*Stated problem*: Word for word, extract the first line of the records below and each line after it, up to and including the line with "kingdom_values = [bacteria, viridiplantae, fungi, metazoa]". Pictures are left out.

*Code that draws figures*:

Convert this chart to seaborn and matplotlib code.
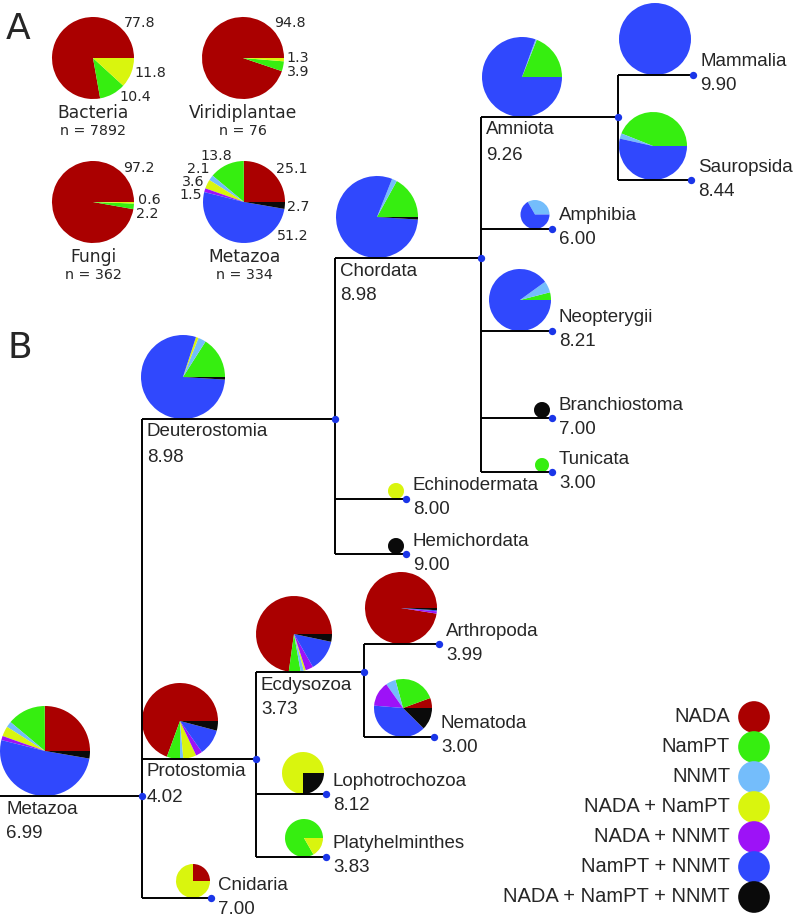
import numpy as np
import pandas as pd
import matplotlib
matplotlib.use("Agg")
import matplotlib.pyplot as plt
import seaborn as sns

# =========================
# DATA
# =========================

categories = ["NADA", "NamPT", "NNMT", "NADA + NamPT",
              "NADA + NNMT", "NamPT + NNMT", "NADA + NamPT + NNMT"]
cat_colors = ["#aa0000", "#36ee10", "#74bdfb", "#d9f50e",
              "#9d12f7", "#3048fd", "#0a0a0a"]

# panel A: kingdoms (percent per category, same order as categories)
kingdoms = ["Bacteria", "Viridiplantae", "Fungi", "Metazoa"]
kingdom_n = [7892, 76, 362, 334]
bacteria = [77.8, 10.4, 0, 11.8, 0, 0, 0]
viridiplantae = [94.8, 3.9, 0, 1.3, 0, 0, 0]
fungi = [97.2, 2.2, 0, 0.6, 0, 0, 0]
metazoa = [25.1, 13.8, 2.1, 3.6, 1.5, 51.2, 2.7]
kingdom_values = [bacteria, viridiplantae, fungi, metazoa]

# panel B: metazoan clades
clades = ["Metazoa", "Deuterostomia", "Chordata", "Amniota", "Mammalia",
          "Sauropsida", "Amphibia", "Neopterygii", "Branchiostoma",
          "Tunicata", "Echinodermata", "Hemichordata", "Protostomia",
          "Ecdysozoa", "Arthropoda", "Nematoda", "Lophotrochozoa",
          "Platyhelminthes", "Cnidaria"]
parents = [None, "Metazoa", "Deuterostomia", "Chordata", "Amniota",
           "Amniota", "Chordata", "Chordata", "Chordata",
           "Chordata", "Deuterostomia", "Deuterostomia", "Metazoa",
           "Protostomia", "Ecdysozoa", "Ecdysozoa", "Protostomia",
           "Protostomia", "Metazoa"]
scores = [6.99, 8.98, 8.98, 9.26, 9.90,
          8.44, 6.00, 8.21, 7.00,
          3.00, 8.00, 9.00, 4.02,
          3.73, 3.99, 3.00, 8.12,
          3.83, 7.00]
compositions = [
    [25.1, 13.8, 2.1, 3.6, 1.5, 51.2, 2.7],   # Metazoa
    [0, 16, 3, 1, 0, 79, 1],                   # Deuterostomia
    [0, 17, 2, 0, 0, 80, 1],                   # Chordata
    [0, 19, 0.5, 0, 0, 80.5, 0],               # Amniota
    [0, 0, 0, 0, 0, 100, 0],                   # Mammalia
    [0, 44, 2.5, 0, 0, 53.5, 0],               # Sauropsida
    [0, 0, 33.3, 0, 0, 66.7, 0],               # Amphibia
    [0, 4, 6, 0, 0, 90, 0],                    # Neopterygii
    [0, 0, 0, 0, 0, 0, 100],                   # Branchiostoma
    [0, 100, 0, 0, 0, 0, 0],                   # Tunicata
    [0, 0, 0, 100, 0, 0, 0],                   # Echinodermata
    [0, 0, 0, 0, 0, 0, 100],                   # Hemichordata
    [69.4, 5.6, 1.4, 5.6, 2.8, 11.1, 4.1],     # Protostomia
    [72.8, 5.0, 1.4, 0.8, 3.3, 13.4, 3.3],     # Ecdysozoa
    [97.5, 0, 0, 0, 1.0, 0.5, 1.0],            # Arthropoda
    [5.6, 23.6, 5.6, 0, 13.9, 38.9, 12.4],     # Nematoda
    [0, 0, 0, 75, 0, 0, 25],                   # Lophotrochozoa
    [0, 83.3, 0, 16.7, 0, 0, 0],               # Platyhelminthes
    [25, 0, 0, 75, 0, 0, 0],                   # Cnidaria
]

# =========================
# LAYOUT (pixel coordinates, y downward)
# =========================

W, H = 793, 917

node_x = {"Metazoa": 142, "Deuterostomia": 335, "Chordata": 481,
          "Amniota": 618, "Mammalia": 693, "Sauropsida": 691,
          "Amphibia": 552, "Neopterygii": 552, "Branchiostoma": 552,
          "Tunicata": 552, "Echinodermata": 406, "Hemichordata": 406,
          "Protostomia": 256, "Ecdysozoa": 364, "Arthropoda": 439,
          "Nematoda": 434, "Lophotrochozoa": 326, "Platyhelminthes": 326,
          "Cnidaria": 211}
node_y = {"Metazoa": 796, "Deuterostomia": 419, "Chordata": 258,
          "Amniota": 117, "Mammalia": 75, "Sauropsida": 180,
          "Amphibia": 229, "Neopterygii": 331, "Branchiostoma": 418,
          "Tunicata": 472, "Echinodermata": 499, "Hemichordata": 554,
          "Protostomia": 759, "Ecdysozoa": 672, "Arthropoda": 644,
          "Nematoda": 737, "Lophotrochozoa": 794, "Platyhelminthes": 857,
          "Cnidaria": 898}
pie_x = {"Metazoa": 45, "Deuterostomia": 183, "Chordata": 377,
         "Amniota": 522, "Mammalia": 655, "Sauropsida": 653,
         "Amphibia": 535, "Neopterygii": 520, "Branchiostoma": 542,
         "Tunicata": 542, "Echinodermata": 396, "Hemichordata": 396,
         "Protostomia": 180, "Ecdysozoa": 294, "Arthropoda": 401,
         "Nematoda": 403, "Lophotrochozoa": 303, "Platyhelminthes": 304,
         "Cnidaria": 193}
pie_r = {"Metazoa": 45, "Deuterostomia": 42, "Chordata": 41,
         "Amniota": 40, "Mammalia": 36, "Sauropsida": 34,
         "Amphibia": 14.5, "Neopterygii": 31, "Branchiostoma": 8,
         "Tunicata": 7, "Echinodermata": 8, "Hemichordata": 8,
         "Protostomia": 38, "Ecdysozoa": 38, "Arthropoda": 36,
         "Nematoda": 29, "Lophotrochozoa": 21, "Platyhelminthes": 19,
         "Cnidaria": 17}

kingdom_centers = [(93, 58), (243, 58), (93, 202), (244, 202)]
kingdom_label_pos = [
    [(140, 23), (135, 97), None, (150, 73), None, None, None],
    [(290, 23), (298, 72), None, (298, 58), None, None, None],
    [(139, 168), (147, 214), None, (149, 200), None, None, None],
    [(292, 169), (216, 156), (198, 169), (193, 182), (191, 195), (293, 236), (298, 207)],
]


def Y(y):
    return H - y


# =========================
# FIGURE
# =========================

sns.set_style("white")
plt.rcParams["font.family"] = ["Liberation Sans", "DejaVu Sans"]

fig = plt.figure(figsize=(W / 100, H / 100), dpi=100)
ax = fig.add_axes([0, 0, 1, 1])

wedge_style = dict(linewidth=0, antialiased=True)

# ---- panel A ----
ax.text(18, Y(29), "A", fontsize=26, ha="center", va="center", family="DejaVu Sans")
for name, n, vals, (cx, cy), labpos in zip(kingdoms, kingdom_n, kingdom_values,
                                           kingdom_centers, kingdom_label_pos):
    ax.pie(vals, colors=cat_colors, startangle=0, counterclock=True,
           center=(cx, Y(cy)), radius=41, wedgeprops=wedge_style, normalize=True)
    for v, pos in zip(vals, labpos):
        if pos is not None:
            ax.text(pos[0], Y(pos[1]), f"{v:.1f}", fontsize=10.3, ha="center",
                    va="center", family="DejaVu Sans")
    ax.text(cx, Y(cy + 55), name, fontsize=12.3, ha="center", va="center",
            family="DejaVu Sans")
    ax.text(cx, Y(cy + 73), f"n = {n}", fontsize=10.3, ha="center", va="center",
            family="DejaVu Sans")

# ---- panel B ----
ax.text(20, Y(348), "B", fontsize=26, ha="center", va="center", family="DejaVu Sans")

tree = pd.DataFrame({"clade": clades, "parent": parents, "score": scores})
tree["x"] = tree["clade"].map(node_x)
tree["y"] = tree["clade"].map(node_y)
tree["px"] = tree["parent"].map(node_x).fillna(0)
internal = set(p for p in parents if p is not None)

line_kw = dict(color="black", lw=1.4, solid_capstyle="butt", zorder=2)
for _, row in tree.iterrows():
    ax.plot([row.px, row.x], [Y(row.y), Y(row.y)], **line_kw)
    if row.clade in internal:
        kids = tree[tree["parent"] == row.clade]["y"]
        ax.plot([row.x, row.x], [Y(kids.min()), Y(kids.max())], **line_kw)

for clade, comp in zip(clades, compositions):
    r = pie_r[clade]
    ax.pie(comp, colors=cat_colors, startangle=0, counterclock=True,
           center=(pie_x[clade], Y(node_y[clade] - r)), radius=r,
           wedgeprops=wedge_style, normalize=True)

for _, row in tree.iterrows():
    if row.clade in internal:
        tx, ty1, ty2 = row.px + 5, row.y + 13, row.y + 38
        if row.clade == "Metazoa":
            tx = 6
    else:
        tx, ty1, ty2 = row.x + 7, row.y - 13, row.y + 11
    ax.text(tx, Y(ty1), row.clade, fontsize=13.5, ha="left", va="center")
    ax.text(tx, Y(ty2), f"{row.score:.2f}", fontsize=13.5, ha="left", va="center")

dots = pd.DataFrame({"x": tree["x"], "y": H - tree["y"]})
sns.scatterplot(data=dots, x="x", y="y", ax=ax, color="#1a35e8", s=28,
                linewidth=0, zorder=5, legend=False)

# ---- legend ----
leg = pd.DataFrame({"category": categories,
                    "x": [754] * len(categories),
                    "y": [H - (717 + 30 * i) for i in range(len(categories))]})
sns.scatterplot(data=leg, x="x", y="y", hue="category", palette=cat_colors,
                s=520, linewidth=0, ax=ax, legend=False, zorder=5)
for _, row in leg.iterrows():
    ax.text(730, row.y, row.category, fontsize=14.5, ha="right", va="center")

ax.set_xlim(0, W)
ax.set_ylim(0, H)
ax.set_aspect("equal")
ax.set_axis_off()

fig.savefig("out.png", dpi=100)
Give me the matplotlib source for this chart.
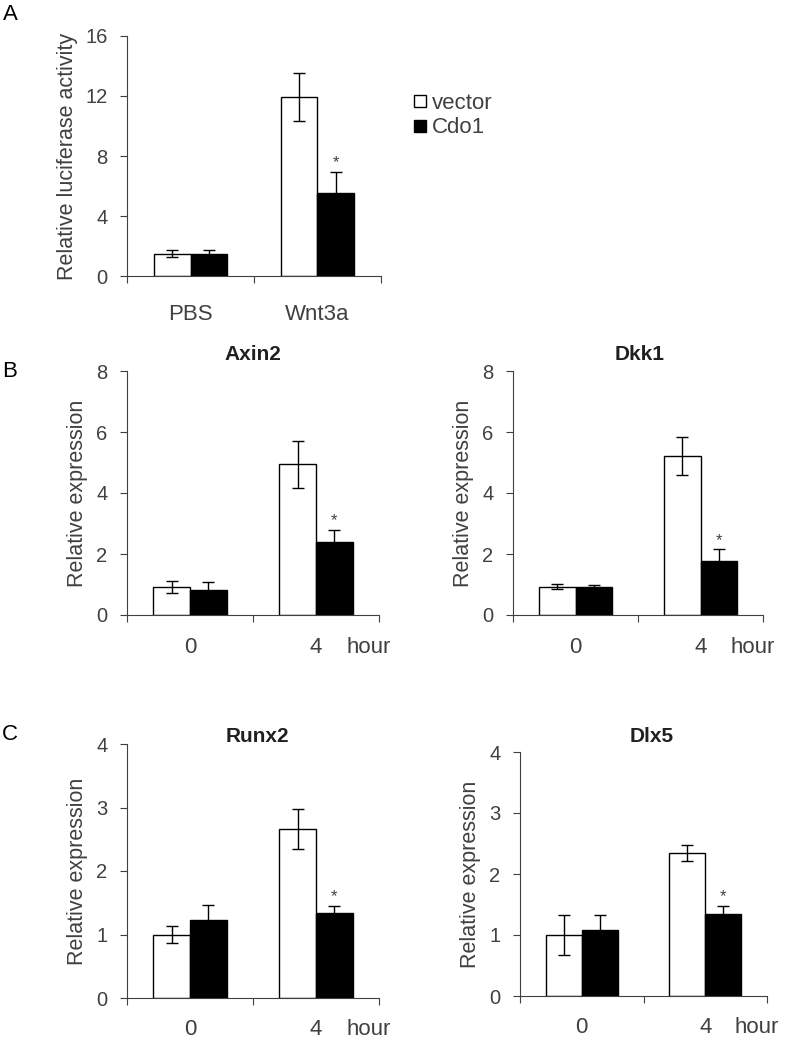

*Full output*:
Convert this chart to seaborn and matplotlib code.
import numpy as np
import pandas as pd
import matplotlib
matplotlib.use("Agg")
import matplotlib.pyplot as plt
import seaborn as sns

# =========================
# DATA
# =========================

categories = ["NADA", "NamPT", "NNMT", "NADA + NamPT",
              "NADA + NNMT", "NamPT + NNMT", "NADA + NamPT + NNMT"]
cat_colors = ["#aa0000", "#36ee10", "#74bdfb", "#d9f50e",
              "#9d12f7", "#3048fd", "#0a0a0a"]

# panel A: kingdoms (percent per category, same order as categories)
kingdoms = ["Bacteria", "Viridiplantae", "Fungi", "Metazoa"]
kingdom_n = [7892, 76, 362, 334]
bacteria = [77.8, 10.4, 0, 11.8, 0, 0, 0]
viridiplantae = [94.8, 3.9, 0, 1.3, 0, 0, 0]
fungi = [97.2, 2.2, 0, 0.6, 0, 0, 0]
metazoa = [25.1, 13.8, 2.1, 3.6, 1.5, 51.2, 2.7]
kingdom_values = [bacteria, viridiplantae, fungi, metazoa]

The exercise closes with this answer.